— Stated task —
Extract every line below that contains the word "matplotlib".

— Records contained in a dataset —
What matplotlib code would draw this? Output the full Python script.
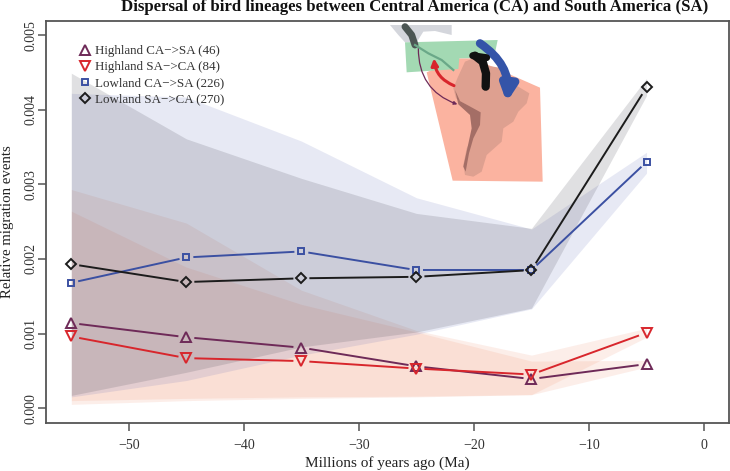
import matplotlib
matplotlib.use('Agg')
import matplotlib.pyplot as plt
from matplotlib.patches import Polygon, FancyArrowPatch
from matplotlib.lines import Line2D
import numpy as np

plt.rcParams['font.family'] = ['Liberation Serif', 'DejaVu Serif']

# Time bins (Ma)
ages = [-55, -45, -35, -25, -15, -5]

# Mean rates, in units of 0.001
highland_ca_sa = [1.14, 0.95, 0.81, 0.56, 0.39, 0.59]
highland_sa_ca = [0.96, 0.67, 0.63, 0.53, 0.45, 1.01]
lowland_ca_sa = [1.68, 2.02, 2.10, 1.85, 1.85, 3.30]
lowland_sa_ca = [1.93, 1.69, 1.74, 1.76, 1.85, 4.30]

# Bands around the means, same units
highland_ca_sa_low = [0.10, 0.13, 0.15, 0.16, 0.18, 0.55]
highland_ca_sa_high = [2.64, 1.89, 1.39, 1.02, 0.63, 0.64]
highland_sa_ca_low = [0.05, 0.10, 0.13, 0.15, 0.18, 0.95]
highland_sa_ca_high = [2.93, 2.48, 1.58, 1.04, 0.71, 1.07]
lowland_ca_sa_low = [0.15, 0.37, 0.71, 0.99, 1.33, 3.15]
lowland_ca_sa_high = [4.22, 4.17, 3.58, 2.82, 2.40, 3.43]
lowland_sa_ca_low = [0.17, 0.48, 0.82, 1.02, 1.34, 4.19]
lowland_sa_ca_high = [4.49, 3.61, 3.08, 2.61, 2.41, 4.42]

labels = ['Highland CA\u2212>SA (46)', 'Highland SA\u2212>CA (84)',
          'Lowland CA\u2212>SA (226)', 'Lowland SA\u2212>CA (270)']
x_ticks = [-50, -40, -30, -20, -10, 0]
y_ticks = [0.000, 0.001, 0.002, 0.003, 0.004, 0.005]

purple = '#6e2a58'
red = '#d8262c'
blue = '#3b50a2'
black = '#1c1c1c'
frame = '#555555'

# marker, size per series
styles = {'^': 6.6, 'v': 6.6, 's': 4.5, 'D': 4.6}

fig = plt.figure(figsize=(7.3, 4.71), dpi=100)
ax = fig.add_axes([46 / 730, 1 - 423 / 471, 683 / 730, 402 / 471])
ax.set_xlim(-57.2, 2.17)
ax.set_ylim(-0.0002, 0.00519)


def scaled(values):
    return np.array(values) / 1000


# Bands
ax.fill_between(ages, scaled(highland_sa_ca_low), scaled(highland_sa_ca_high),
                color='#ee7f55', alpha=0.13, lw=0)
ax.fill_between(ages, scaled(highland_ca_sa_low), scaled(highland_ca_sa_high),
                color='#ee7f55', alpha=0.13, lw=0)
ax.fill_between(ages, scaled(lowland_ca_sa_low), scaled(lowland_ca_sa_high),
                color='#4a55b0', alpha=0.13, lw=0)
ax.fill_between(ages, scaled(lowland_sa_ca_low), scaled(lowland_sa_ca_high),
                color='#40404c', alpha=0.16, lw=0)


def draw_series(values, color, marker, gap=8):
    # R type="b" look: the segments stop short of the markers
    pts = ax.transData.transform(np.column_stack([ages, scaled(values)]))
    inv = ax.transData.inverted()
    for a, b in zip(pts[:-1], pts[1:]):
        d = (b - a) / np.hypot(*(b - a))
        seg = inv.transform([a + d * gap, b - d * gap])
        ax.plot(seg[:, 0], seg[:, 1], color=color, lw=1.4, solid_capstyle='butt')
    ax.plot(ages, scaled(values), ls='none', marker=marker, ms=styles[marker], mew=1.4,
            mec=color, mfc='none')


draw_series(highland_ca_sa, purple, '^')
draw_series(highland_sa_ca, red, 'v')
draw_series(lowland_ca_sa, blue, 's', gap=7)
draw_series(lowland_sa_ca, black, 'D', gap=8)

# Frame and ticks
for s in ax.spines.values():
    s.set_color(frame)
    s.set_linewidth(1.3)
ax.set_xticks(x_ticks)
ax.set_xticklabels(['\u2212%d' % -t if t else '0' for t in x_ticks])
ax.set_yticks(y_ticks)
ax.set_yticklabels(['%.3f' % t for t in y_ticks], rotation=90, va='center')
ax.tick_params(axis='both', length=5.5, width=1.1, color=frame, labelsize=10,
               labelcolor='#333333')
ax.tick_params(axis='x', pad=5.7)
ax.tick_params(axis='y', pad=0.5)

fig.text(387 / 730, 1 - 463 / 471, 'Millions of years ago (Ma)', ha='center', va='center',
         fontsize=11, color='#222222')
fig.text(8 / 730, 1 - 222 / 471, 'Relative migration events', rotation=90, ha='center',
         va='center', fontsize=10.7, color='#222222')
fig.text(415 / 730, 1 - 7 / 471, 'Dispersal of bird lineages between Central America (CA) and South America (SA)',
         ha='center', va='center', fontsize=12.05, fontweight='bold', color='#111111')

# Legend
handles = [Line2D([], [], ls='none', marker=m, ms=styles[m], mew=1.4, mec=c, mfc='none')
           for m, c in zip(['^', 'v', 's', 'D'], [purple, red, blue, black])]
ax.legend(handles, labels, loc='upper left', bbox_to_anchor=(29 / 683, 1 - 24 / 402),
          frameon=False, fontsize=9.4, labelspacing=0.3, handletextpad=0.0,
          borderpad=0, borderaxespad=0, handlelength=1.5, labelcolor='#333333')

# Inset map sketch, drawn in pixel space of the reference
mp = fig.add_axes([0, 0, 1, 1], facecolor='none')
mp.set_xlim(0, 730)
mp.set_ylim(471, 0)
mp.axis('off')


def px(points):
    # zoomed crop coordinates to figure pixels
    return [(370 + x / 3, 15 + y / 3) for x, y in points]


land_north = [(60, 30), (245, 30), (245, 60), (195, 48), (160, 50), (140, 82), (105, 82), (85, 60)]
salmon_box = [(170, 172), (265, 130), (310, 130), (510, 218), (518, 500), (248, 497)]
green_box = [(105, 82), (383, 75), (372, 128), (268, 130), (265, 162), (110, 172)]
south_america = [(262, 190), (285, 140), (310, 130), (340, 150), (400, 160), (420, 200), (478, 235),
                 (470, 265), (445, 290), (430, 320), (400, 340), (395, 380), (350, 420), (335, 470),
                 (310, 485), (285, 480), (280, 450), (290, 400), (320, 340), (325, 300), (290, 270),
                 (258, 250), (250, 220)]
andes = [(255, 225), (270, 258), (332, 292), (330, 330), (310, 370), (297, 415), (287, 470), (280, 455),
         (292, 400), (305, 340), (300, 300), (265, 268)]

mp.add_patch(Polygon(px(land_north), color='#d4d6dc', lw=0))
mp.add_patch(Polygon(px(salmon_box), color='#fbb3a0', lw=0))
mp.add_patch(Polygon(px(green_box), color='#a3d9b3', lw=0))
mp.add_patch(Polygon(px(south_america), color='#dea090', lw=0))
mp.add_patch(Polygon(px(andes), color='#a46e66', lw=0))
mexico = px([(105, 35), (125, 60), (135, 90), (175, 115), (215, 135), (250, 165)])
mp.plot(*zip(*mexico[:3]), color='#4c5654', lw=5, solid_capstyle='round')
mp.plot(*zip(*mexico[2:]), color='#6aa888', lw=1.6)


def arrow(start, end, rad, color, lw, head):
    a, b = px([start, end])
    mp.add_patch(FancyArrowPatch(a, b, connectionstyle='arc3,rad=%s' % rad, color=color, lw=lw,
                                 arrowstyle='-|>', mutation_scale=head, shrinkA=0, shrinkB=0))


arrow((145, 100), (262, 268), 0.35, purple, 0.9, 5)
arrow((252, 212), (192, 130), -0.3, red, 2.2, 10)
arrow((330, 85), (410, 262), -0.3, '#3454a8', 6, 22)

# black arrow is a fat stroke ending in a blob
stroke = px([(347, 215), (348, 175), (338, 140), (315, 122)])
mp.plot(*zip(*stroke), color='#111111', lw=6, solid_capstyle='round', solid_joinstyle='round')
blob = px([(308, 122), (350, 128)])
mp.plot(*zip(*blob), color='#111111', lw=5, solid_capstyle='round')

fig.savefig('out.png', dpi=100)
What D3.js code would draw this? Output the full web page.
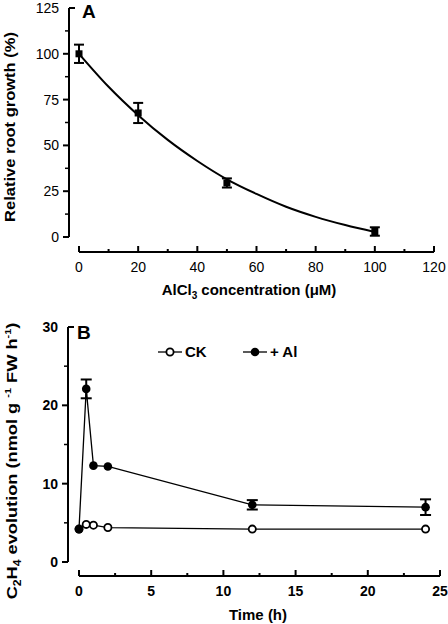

— Result below —
What matplotlib code would draw this? Output the full Python script.
import matplotlib
matplotlib.use('Agg')
import matplotlib.pyplot as plt
from matplotlib.patches import Polygon, FancyArrowPatch
from matplotlib.lines import Line2D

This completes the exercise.